Task prompt: Provide an exact copy of the data, excluding the images.

Provided data:

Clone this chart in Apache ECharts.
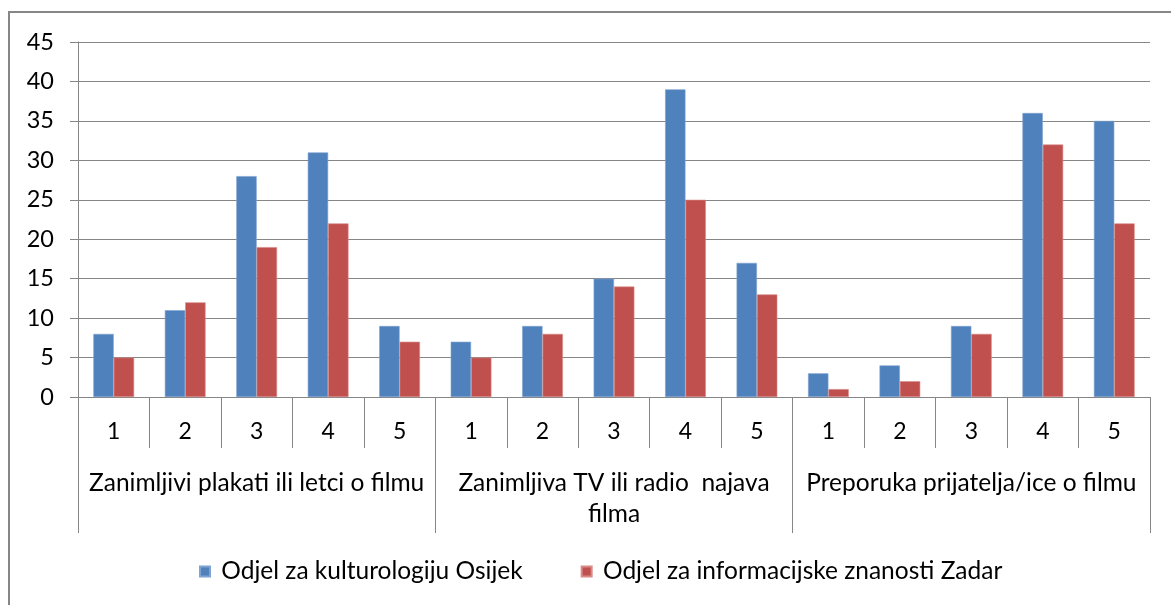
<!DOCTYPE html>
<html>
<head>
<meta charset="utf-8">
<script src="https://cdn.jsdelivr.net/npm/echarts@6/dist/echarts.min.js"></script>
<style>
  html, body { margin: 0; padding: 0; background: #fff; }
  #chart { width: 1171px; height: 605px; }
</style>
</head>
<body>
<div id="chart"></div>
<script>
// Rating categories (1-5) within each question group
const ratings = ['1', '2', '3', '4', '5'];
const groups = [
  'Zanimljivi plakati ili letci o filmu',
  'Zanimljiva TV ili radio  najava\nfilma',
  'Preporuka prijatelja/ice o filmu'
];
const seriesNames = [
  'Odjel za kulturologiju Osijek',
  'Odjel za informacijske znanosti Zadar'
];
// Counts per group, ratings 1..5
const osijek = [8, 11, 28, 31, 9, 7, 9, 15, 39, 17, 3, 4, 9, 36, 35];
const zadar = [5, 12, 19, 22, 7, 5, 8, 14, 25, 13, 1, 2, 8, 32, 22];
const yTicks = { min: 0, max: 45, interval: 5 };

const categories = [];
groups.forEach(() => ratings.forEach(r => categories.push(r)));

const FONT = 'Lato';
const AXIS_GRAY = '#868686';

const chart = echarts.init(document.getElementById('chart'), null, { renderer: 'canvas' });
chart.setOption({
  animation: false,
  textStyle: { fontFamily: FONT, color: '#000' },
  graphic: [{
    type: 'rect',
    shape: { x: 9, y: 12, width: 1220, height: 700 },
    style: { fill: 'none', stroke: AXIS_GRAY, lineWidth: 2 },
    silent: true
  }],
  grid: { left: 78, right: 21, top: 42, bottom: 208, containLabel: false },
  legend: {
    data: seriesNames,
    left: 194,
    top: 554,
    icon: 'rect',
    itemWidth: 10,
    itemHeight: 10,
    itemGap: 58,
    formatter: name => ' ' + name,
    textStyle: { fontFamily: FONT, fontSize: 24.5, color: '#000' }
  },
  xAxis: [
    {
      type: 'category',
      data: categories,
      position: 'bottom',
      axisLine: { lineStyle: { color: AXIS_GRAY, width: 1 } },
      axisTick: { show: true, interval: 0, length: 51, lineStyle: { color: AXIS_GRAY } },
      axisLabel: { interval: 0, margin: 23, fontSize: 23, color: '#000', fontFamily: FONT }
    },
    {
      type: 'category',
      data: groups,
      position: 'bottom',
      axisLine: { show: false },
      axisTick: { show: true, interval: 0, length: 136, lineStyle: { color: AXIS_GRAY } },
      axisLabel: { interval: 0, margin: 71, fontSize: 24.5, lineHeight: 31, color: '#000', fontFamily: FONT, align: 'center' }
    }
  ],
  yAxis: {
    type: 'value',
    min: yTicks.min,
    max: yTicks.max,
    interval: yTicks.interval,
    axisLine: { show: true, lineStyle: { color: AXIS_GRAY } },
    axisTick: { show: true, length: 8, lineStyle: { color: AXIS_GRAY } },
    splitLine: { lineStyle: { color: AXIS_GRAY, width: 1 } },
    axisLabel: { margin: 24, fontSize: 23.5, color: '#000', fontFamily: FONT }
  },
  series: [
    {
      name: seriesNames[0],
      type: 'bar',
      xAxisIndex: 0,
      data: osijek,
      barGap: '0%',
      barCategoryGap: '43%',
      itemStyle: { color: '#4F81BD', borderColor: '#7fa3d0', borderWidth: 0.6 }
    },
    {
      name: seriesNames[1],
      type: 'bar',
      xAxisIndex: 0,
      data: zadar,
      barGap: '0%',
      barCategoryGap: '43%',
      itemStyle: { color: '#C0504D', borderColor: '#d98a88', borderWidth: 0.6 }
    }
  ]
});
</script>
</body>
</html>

The solution:
Clone this chart in Apache ECharts.
<!DOCTYPE html>
<html>
<head>
<meta charset="utf-8">
<script src="https://cdn.jsdelivr.net/npm/echarts@6/dist/echarts.min.js"></script>
<style>
  html, body { margin: 0; padding: 0; background: #fff; }
  #chart { width: 1171px; height: 605px; }
</style>
</head>
<body>
<div id="chart"></div>
<script>
// Rating categories (1-5) within each question group
const ratings = ['1', '2', '3', '4', '5'];
const groups = [
  'Zanimljivi plakati ili letci o filmu',
  'Zanimljiva TV ili radio  najava\nfilma',
  'Preporuka prijatelja/ice o filmu'
];
const seriesNames = [
  'Odjel za kulturologiju Osijek',
  'Odjel za informacijske znanosti Zadar'
];
// Counts per group, ratings 1..5
const osijek = [8, 11, 28, 31, 9, 7, 9, 15, 39, 17, 3, 4, 9, 36, 35];
const zadar = [5, 12, 19, 22, 7, 5, 8, 14, 25, 13, 1, 2, 8, 32, 22];
const yTicks = { min: 0, max: 45, interval: 5 };

const categories = [];
groups.forEach(() => ratings.forEach(r => categories.push(r)));

const FONT = 'Lato';
const AXIS_GRAY = '#868686';

const chart = echarts.init(document.getElementById('chart'), null, { renderer: 'canvas' });
chart.setOption({
  animation: false,
  textStyle: { fontFamily: FONT, color: '#000' },
  graphic: [{
    type: 'rect',
    shape: { x: 9, y: 12, width: 1220, height: 700 },
    style: { fill: 'none', stroke: AXIS_GRAY, lineWidth: 2 },
    silent: true
  }],
  grid: { left: 78, right: 21, top: 42, bottom: 208, containLabel: false },
  legend: {
    data: seriesNames,
    left: 194,
    top: 554,
    icon: 'rect',
    itemWidth: 10,
    itemHeight: 10,
    itemGap: 58,
    formatter: name => ' ' + name,
    textStyle: { fontFamily: FONT, fontSize: 24.5, color: '#000' }
  },
  xAxis: [
    {
      type: 'category',
      data: categories,
      position: 'bottom',
      axisLine: { lineStyle: { color: AXIS_GRAY, width: 1 } },
      axisTick: { show: true, interval: 0, length: 51, lineStyle: { color: AXIS_GRAY } },
      axisLabel: { interval: 0, margin: 23, fontSize: 23, color: '#000', fontFamily: FONT }
    },
    {
      type: 'category',
      data: groups,
      position: 'bottom',
      axisLine: { show: false },
      axisTick: { show: true, interval: 0, length: 136, lineStyle: { color: AXIS_GRAY } },
      axisLabel: { interval: 0, margin: 71, fontSize: 24.5, lineHeight: 31, color: '#000', fontFamily: FONT, align: 'center' }
    }
  ],
  yAxis: {
    type: 'value',
    min: yTicks.min,
    max: yTicks.max,
    interval: yTicks.interval,
    axisLine: { show: true, lineStyle: { color: AXIS_GRAY } },
    axisTick: { show: true, length: 8, lineStyle: { color: AXIS_GRAY } },
    splitLine: { lineStyle: { color: AXIS_GRAY, width: 1 } },
    axisLabel: { margin: 24, fontSize: 23.5, color: '#000', fontFamily: FONT }
  },
  series: [
    {
      name: seriesNames[0],
      type: 'bar',
      xAxisIndex: 0,
      data: osijek,
      barGap: '0%',
      barCategoryGap: '43%',
      itemStyle: { color: '#4F81BD', borderColor: '#7fa3d0', borderWidth: 0.6 }
    },
    {
      name: seriesNames[1],
      type: 'bar',
      xAxisIndex: 0,
      data: zadar,
      barGap: '0%',
      barCategoryGap: '43%',
      itemStyle: { color: '#C0504D', borderColor: '#d98a88', borderWidth: 0.6 }
    }
  ]
});
</script>
</body>
</html>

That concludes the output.